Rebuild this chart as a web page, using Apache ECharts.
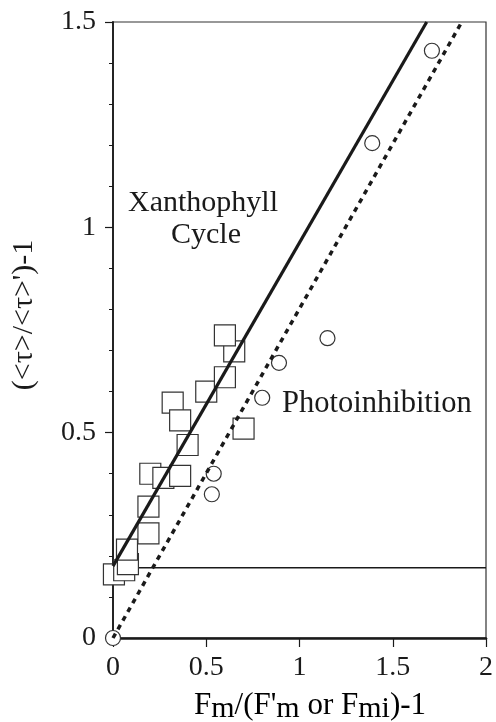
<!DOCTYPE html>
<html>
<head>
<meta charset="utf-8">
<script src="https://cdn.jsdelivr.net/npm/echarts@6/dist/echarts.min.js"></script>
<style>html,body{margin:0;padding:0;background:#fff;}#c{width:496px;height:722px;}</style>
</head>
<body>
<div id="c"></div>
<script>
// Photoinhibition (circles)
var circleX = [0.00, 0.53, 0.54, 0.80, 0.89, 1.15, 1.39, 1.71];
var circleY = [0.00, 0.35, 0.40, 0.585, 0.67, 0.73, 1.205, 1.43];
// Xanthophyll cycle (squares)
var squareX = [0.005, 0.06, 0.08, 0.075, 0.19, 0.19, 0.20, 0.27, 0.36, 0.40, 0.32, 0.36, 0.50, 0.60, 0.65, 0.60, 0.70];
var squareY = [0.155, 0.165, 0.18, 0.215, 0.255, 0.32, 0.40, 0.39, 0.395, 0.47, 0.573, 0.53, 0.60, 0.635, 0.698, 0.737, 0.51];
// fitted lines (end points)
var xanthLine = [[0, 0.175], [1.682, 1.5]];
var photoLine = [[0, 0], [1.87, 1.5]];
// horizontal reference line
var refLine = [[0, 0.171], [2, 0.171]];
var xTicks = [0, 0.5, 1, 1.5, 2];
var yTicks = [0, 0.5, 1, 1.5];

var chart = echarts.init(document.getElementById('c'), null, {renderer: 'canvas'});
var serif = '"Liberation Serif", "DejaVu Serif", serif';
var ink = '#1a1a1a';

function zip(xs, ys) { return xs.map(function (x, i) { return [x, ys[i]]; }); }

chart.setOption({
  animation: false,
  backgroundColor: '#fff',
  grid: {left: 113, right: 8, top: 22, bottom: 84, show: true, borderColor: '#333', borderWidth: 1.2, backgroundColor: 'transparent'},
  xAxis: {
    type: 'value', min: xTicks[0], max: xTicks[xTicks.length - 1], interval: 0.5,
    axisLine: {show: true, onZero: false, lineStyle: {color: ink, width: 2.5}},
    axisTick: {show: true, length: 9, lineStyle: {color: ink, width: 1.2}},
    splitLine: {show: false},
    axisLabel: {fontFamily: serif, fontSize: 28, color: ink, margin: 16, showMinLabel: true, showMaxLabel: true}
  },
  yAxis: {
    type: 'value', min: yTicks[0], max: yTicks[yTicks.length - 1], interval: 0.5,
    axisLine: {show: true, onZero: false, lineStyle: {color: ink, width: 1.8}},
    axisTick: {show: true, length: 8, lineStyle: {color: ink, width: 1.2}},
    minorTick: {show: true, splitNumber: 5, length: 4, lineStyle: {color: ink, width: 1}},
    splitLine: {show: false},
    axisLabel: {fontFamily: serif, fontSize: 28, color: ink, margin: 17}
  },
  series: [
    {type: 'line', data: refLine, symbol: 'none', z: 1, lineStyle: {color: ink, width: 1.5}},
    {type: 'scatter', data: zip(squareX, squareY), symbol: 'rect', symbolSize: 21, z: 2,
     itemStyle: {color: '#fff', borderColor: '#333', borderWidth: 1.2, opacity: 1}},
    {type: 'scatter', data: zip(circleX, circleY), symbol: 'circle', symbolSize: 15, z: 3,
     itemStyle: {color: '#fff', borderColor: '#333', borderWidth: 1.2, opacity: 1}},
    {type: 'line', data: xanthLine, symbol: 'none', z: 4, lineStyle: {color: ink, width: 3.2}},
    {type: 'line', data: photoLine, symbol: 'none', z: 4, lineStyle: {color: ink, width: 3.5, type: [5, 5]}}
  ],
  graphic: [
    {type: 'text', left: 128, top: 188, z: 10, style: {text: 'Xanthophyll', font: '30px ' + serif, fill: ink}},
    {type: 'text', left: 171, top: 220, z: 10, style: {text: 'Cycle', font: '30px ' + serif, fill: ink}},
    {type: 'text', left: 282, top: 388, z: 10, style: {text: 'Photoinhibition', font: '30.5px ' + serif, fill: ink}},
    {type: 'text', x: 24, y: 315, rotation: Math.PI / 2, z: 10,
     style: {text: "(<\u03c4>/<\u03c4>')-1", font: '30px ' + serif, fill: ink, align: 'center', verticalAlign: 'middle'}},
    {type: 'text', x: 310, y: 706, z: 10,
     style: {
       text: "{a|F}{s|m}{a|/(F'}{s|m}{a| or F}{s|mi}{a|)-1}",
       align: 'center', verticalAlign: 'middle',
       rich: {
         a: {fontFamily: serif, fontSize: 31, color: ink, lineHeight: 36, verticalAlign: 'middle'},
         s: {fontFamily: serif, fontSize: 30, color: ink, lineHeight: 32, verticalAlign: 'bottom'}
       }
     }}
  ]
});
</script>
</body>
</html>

▸ **What needs to be done**
Repeat the material above verbatim. Leave the pictures behind.

▸ **Output for this exercise**
Rebuild this chart as a web page, using Apache ECharts.
<!DOCTYPE html>
<html>
<head>
<meta charset="utf-8">
<script src="https://cdn.jsdelivr.net/npm/echarts@6/dist/echarts.min.js"></script>
<style>html,body{margin:0;padding:0;background:#fff;}#c{width:496px;height:722px;}</style>
</head>
<body>
<div id="c"></div>
<script>
// Photoinhibition (circles)
var circleX = [0.00, 0.53, 0.54, 0.80, 0.89, 1.15, 1.39, 1.71];
var circleY = [0.00, 0.35, 0.40, 0.585, 0.67, 0.73, 1.205, 1.43];
// Xanthophyll cycle (squares)
var squareX = [0.005, 0.06, 0.08, 0.075, 0.19, 0.19, 0.20, 0.27, 0.36, 0.40, 0.32, 0.36, 0.50, 0.60, 0.65, 0.60, 0.70];
var squareY = [0.155, 0.165, 0.18, 0.215, 0.255, 0.32, 0.40, 0.39, 0.395, 0.47, 0.573, 0.53, 0.60, 0.635, 0.698, 0.737, 0.51];
// fitted lines (end points)
var xanthLine = [[0, 0.175], [1.682, 1.5]];
var photoLine = [[0, 0], [1.87, 1.5]];
// horizontal reference line
var refLine = [[0, 0.171], [2, 0.171]];
var xTicks = [0, 0.5, 1, 1.5, 2];
var yTicks = [0, 0.5, 1, 1.5];

var chart = echarts.init(document.getElementById('c'), null, {renderer: 'canvas'});
var serif = '"Liberation Serif", "DejaVu Serif", serif';
var ink = '#1a1a1a';

function zip(xs, ys) { return xs.map(function (x, i) { return [x, ys[i]]; }); }

chart.setOption({
  animation: false,
  backgroundColor: '#fff',
  grid: {left: 113, right: 8, top: 22, bottom: 84, show: true, borderColor: '#333', borderWidth: 1.2, backgroundColor: 'transparent'},
  xAxis: {
    type: 'value', min: xTicks[0], max: xTicks[xTicks.length - 1], interval: 0.5,
    axisLine: {show: true, onZero: false, lineStyle: {color: ink, width: 2.5}},
    axisTick: {show: true, length: 9, lineStyle: {color: ink, width: 1.2}},
    splitLine: {show: false},
    axisLabel: {fontFamily: serif, fontSize: 28, color: ink, margin: 16, showMinLabel: true, showMaxLabel: true}
  },
  yAxis: {
    type: 'value', min: yTicks[0], max: yTicks[yTicks.length - 1], interval: 0.5,
    axisLine: {show: true, onZero: false, lineStyle: {color: ink, width: 1.8}},
    axisTick: {show: true, length: 8, lineStyle: {color: ink, width: 1.2}},
    minorTick: {show: true, splitNumber: 5, length: 4, lineStyle: {color: ink, width: 1}},
    splitLine: {show: false},
    axisLabel: {fontFamily: serif, fontSize: 28, color: ink, margin: 17}
  },
  series: [
    {type: 'line', data: refLine, symbol: 'none', z: 1, lineStyle: {color: ink, width: 1.5}},
    {type: 'scatter', data: zip(squareX, squareY), symbol: 'rect', symbolSize: 21, z: 2,
     itemStyle: {color: '#fff', borderColor: '#333', borderWidth: 1.2, opacity: 1}},
    {type: 'scatter', data: zip(circleX, circleY), symbol: 'circle', symbolSize: 15, z: 3,
     itemStyle: {color: '#fff', borderColor: '#333', borderWidth: 1.2, opacity: 1}},
    {type: 'line', data: xanthLine, symbol: 'none', z: 4, lineStyle: {color: ink, width: 3.2}},
    {type: 'line', data: photoLine, symbol: 'none', z: 4, lineStyle: {color: ink, width: 3.5, type: [5, 5]}}
  ],
  graphic: [
    {type: 'text', left: 128, top: 188, z: 10, style: {text: 'Xanthophyll', font: '30px ' + serif, fill: ink}},
    {type: 'text', left: 171, top: 220, z: 10, style: {text: 'Cycle', font: '30px ' + serif, fill: ink}},
    {type: 'text', left: 282, top: 388, z: 10, style: {text: 'Photoinhibition', font: '30.5px ' + serif, fill: ink}},
    {type: 'text', x: 24, y: 315, rotation: Math.PI / 2, z: 10,
     style: {text: "(<\u03c4>/<\u03c4>')-1", font: '30px ' + serif, fill: ink, align: 'center', verticalAlign: 'middle'}},
    {type: 'text', x: 310, y: 706, z: 10,
     style: {
       text: "{a|F}{s|m}{a|/(F'}{s|m}{a| or F}{s|mi}{a|)-1}",
       align: 'center', verticalAlign: 'middle',
       rich: {
         a: {fontFamily: serif, fontSize: 31, color: ink, lineHeight: 36, verticalAlign: 'middle'},
         s: {fontFamily: serif, fontSize: 30, color: ink, lineHeight: 32, verticalAlign: 'bottom'}
       }
     }}
  ]
});
</script>
</body>
</html>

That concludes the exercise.